Saved entries:

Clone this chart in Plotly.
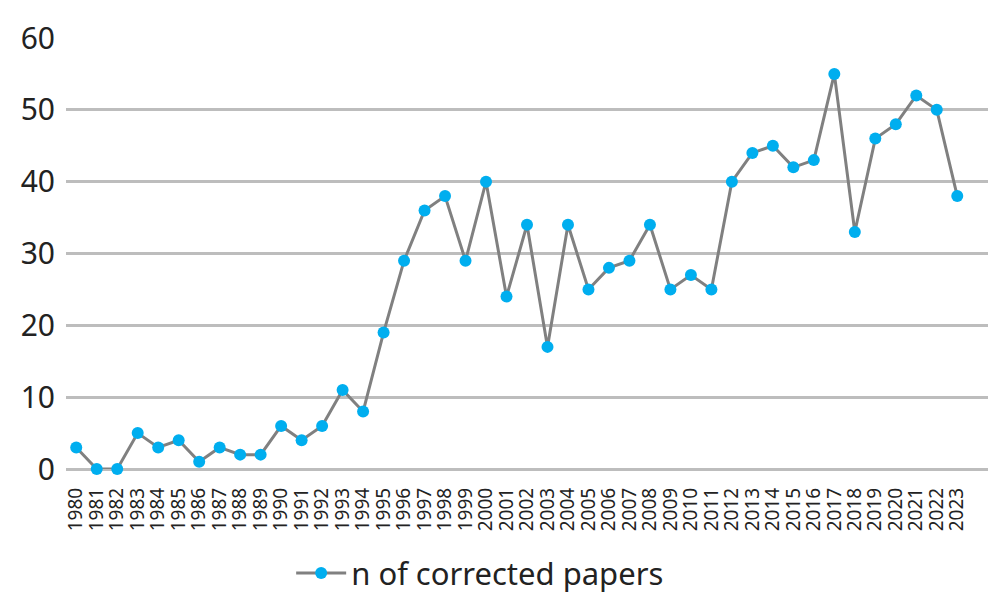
import plotly.graph_objects as go

years = [str(y) for y in range(1980, 2024)]
corrected = [3, 0, 0, 5, 3, 4, 1, 3, 2, 2, 6, 4, 6, 11, 8, 19, 29, 36, 38, 29,
             40, 24, 34, 17, 34, 25, 28, 29, 34, 25, 27, 25, 40, 44, 45, 42, 43, 55, 33, 46,
             48, 52, 50, 38]
y_ticks = [0, 10, 20, 30, 40, 50, 60]

fig = go.Figure()
fig.add_trace(go.Scatter(
    x=years, y=corrected, mode="lines+markers", name="n of corrected papers",
    line=dict(color="#808080", width=3),
    marker=dict(color="#00aeef", size=12),
    cliponaxis=False,
))
fig.update_layout(
    width=1004, height=610,
    margin=dict(l=66, r=16, t=38, b=141, autoexpand=False),
    paper_bgcolor="white", plot_bgcolor="white",
    font=dict(family="Noto Sans", color="#222222"),
    showlegend=True,
    legend=dict(orientation="h", xref="container", x=0.29, xanchor="left",
                yref="container", y=0.06, yanchor="middle",
                font=dict(size=31), itemwidth=50),
    xaxis=dict(type="category", range=[-0.5, 44.5], tickangle=-90,
               tickmode="array", tickvals=years, ticktext=years,
               tickfont=dict(size=19), showgrid=False, showline=False, ticks="",
               ticklabelstandoff=14),
    yaxis=dict(range=[0, 60], tickvals=y_ticks, tickfont=dict(size=30),
               gridcolor="#bdbdbd", gridwidth=3, zeroline=True,
               zerolinecolor="#bdbdbd", zerolinewidth=3, showline=False,
               ticklabelstandoff=10),
)
fig.write_html("out.html")
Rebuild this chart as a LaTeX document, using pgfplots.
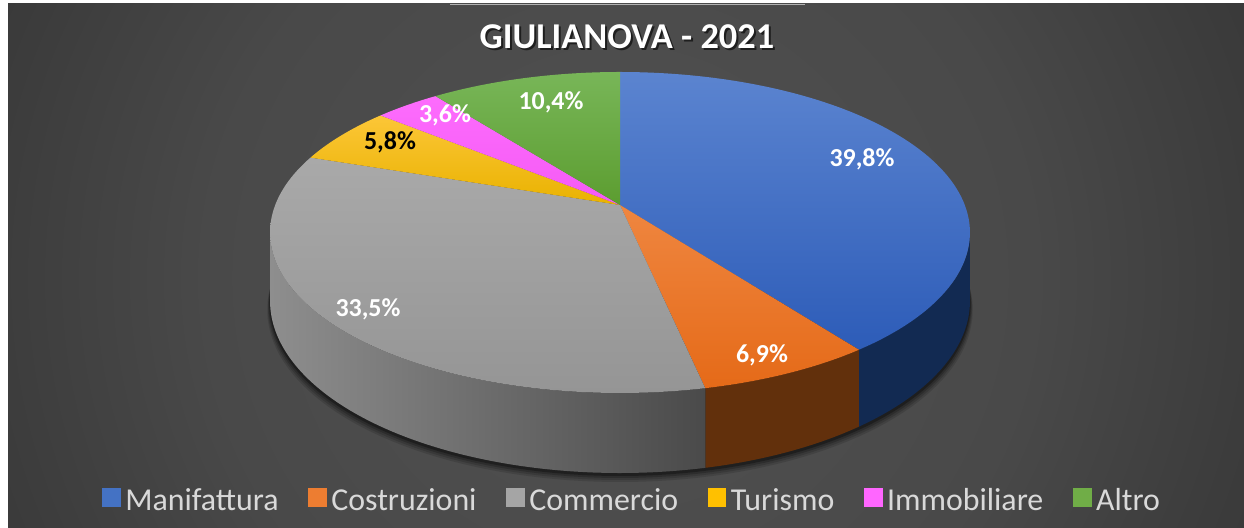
\documentclass[border=0pt]{standalone}
\usepackage{pgfplots}
\pgfplotsset{compat=1.18}
\usepackage{fontspec}
\setmainfont{Carlito}
\definecolor{bgA}{HTML}{515151}
\definecolor{bgB}{HTML}{494949}
\definecolor{bgC}{HTML}{3C3C3C}
\definecolor{bgD}{HTML}{2E2E2E}
\definecolor{bgE}{HTML}{262626}
\pgfdeclareradialshading{bgsh}{\pgfpointorigin}{color(0bp)=(bgA); color(15bp)=(bgB); color(23bp)=(bgC); color(33bp)=(bgD); color(43bp)=(bgE); color(50bp)=(bgE)}
\definecolor{manT}{HTML}{5B84D0}
\definecolor{manB}{HTML}{2D5CB8}
\definecolor{manS}{HTML}{122A52}
\definecolor{cosT}{HTML}{EF8640}
\definecolor{cosB}{HTML}{E56A18}
\definecolor{cosS}{HTML}{62300C}
\definecolor{comT}{HTML}{A9A9A9}
\definecolor{comB}{HTML}{959595}
\definecolor{comSL}{HTML}{8E8E8E}
\definecolor{comSR}{HTML}{4A4A4A}
\definecolor{turT}{HTML}{FCC637}
\definecolor{turB}{HTML}{E9B200}
\definecolor{immT}{HTML}{FD6CFD}
\definecolor{immB}{HTML}{F55AF5}
\definecolor{altT}{HTML}{78B658}
\definecolor{altB}{HTML}{5C9D30}
\definecolor{legtxt}{HTML}{D9D9D9}
\definecolor{manL}{HTML}{4472C4}
\definecolor{cosL}{HTML}{ED7D31}
\definecolor{comL}{HTML}{A5A5A5}
\definecolor{turL}{HTML}{FFC000}
\definecolor{immL}{HTML}{FF66FF}
\definecolor{altL}{HTML}{70AD47}
% data (percent)
\def\vMan{39.8}
\def\vCos{6.9}
\def\vCom{33.5}
\def\vTur{5.8}
\def\vImm{3.6}
\def\vAlt{10.4}
\pgfmathsetmacro\aA{0}
\pgfmathsetmacro\aB{\aA+3.6*\vMan}
\pgfmathsetmacro\aC{\aB+3.6*\vCos}
\pgfmathsetmacro\aD{\aC+3.6*\vCom}
\pgfmathsetmacro\aE{\aD+3.6*\vTur}
\pgfmathsetmacro\aF{\aE+3.6*\vImm}
\pgfmathsetmacro\aG{\aF+3.6*\vAlt}
\newcommand\topslice[4]{%
\addplot[forget plot, draw=none, top color=#3, bottom color=#4, domain=#1:#2, samples=90, variable=\t]
  ({px(\t)},{py(\t)}) -- (axis cs:620,205) -- cycle;}
\newcommand\sidewall[3]{%
\addplot[forget plot, draw=none, #3, variable=\s, samples at={0,1,...,100,100.001,101,102,...,200}]
  ({px(#1+(#2-#1)*min(\s,200-\s)/100)},
   {py(#1+(#2-#1)*min(\s,200-\s)/100)+(\s>100)*66.3/(1+0.1713*cos(#1+(#2-#1)*min(\s,200-\s)/100))});}
\newcommand\shadowlayer[3]{%
\addplot[forget plot, fill=black, opacity=#3, draw=none, domain=93:267, samples=90, variable=\t]
  ({620+#1*(px(\t)-620)},{pb(\t)+#2}) -- cycle;}
\begin{document}
\begin{tikzpicture}
\fill[bgE] (8bp,-20bp) rectangle (1270bp,524bp);
\begin{scope}
\clip (8bp,-20bp) rectangle (1270bp,524bp);
\shade[shading=bgsh] (620bp,250bp) circle (690bp);
\end{scope}
\fill[white!70!black] (450bp,523bp) rectangle (805bp,524bp);
\begin{axis}[
  at={(0bp,0bp)}, anchor=south west,
  scale only axis, width=1244bp, height=528bp,
  xmin=0, xmax=1244, ymin=0, ymax=528, y dir=reverse,
  hide axis, clip=false,
  declare function={
    px(\t)=620+344.8*sin(\t)/(1+0.1713*cos(\t));
    py(\t)=205-155.8*cos(\t)/(1+0.1713*cos(\t));
    pb(\t)=py(\t)+66.3/(1+0.1713*cos(\t));
  },
  legend columns=6,
  legend style={at={(0.508,0.053)}, anchor=center, draw=none, fill=none,
    text=legtxt, font=\fontsize{32}{38}\selectfont,
    /tikz/every odd column/.append style={column sep=3pt},
    /tikz/every even column/.append style={column sep=27.5pt}},
  legend image code/.code={\fill[#1] (0pt,-6pt) rectangle (18pt,12pt);},
]
% shadow under the pie
\shadowlayer{1.008}{9}{0.12}
\shadowlayer{1.006}{7}{0.15}
\shadowlayer{1.004}{5}{0.2}
\shadowlayer{1.002}{3}{0.3}
% side walls
\sidewall{99.9}{\aB}{fill=manS}
\sidewall{\aB}{\aC}{fill=cosS}
\sidewall{\aC}{260.1}{left color=comSL, right color=comSR}
% top faces
\topslice{\aA}{\aB}{manT}{manB}
\topslice{\aB}{\aC}{cosT}{cosB}
\topslice{\aC}{\aD}{comT}{comB}
\topslice{\aD}{\aE}{turT}{turB}
\topslice{\aE}{\aF}{immT}{immB}
\topslice{\aF}{\aG}{altT}{altB}
% labels
\begin{scope}[font=\bfseries\fontsize{26}{30}\selectfont]
\node[white] at (axis cs:862,159) {39,8\%};
\node[white] at (axis cs:762,355) {6,9\%};
\node[white] at (axis cs:368,309) {33,5\%};
\node[black] at (axis cs:390,142) {5,8\%};
\node[white] at (axis cs:445,115) {3,6\%};
\node[white] at (axis cs:551,102) {10,4\%};
\end{scope}
% title
\node[anchor=base, black, opacity=0.6, font=\bfseries\fontsize{36.5}{42}\selectfont] at (axis cs:629,51) {GIULIANOVA - 2021};
\node[anchor=base, white, font=\bfseries\fontsize{36.5}{42}\selectfont] at (axis cs:627,49) {GIULIANOVA - 2021};
% legend
\addlegendimage{manL}\addlegendentry{Manifattura}
\addlegendimage{cosL}\addlegendentry{Costruzioni}
\addlegendimage{comL}\addlegendentry{Commercio}
\addlegendimage{turL}\addlegendentry{Turismo}
\addlegendimage{immL}\addlegendentry{Immobiliare}
\addlegendimage{altL}\addlegendentry{Altro}
\end{axis}
\pgfresetboundingbox
\useasboundingbox (0bp,0bp) rectangle (1244bp,528bp);
\end{tikzpicture}
\end{document}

Written problem
Beginning with the first line of the records above, extract each line exactly through the line that holds "y_ticks = [0, 10, 20, 30, 40, 50, 60]", both ends included. Omit pictures.

Answer for the task
Clone this chart in Plotly.
import plotly.graph_objects as go

years = [str(y) for y in range(1980, 2024)]
corrected = [3, 0, 0, 5, 3, 4, 1, 3, 2, 2, 6, 4, 6, 11, 8, 19, 29, 36, 38, 29,
             40, 24, 34, 17, 34, 25, 28, 29, 34, 25, 27, 25, 40, 44, 45, 42, 43, 55, 33, 46,
             48, 52, 50, 38]
y_ticks = [0, 10, 20, 30, 40, 50, 60]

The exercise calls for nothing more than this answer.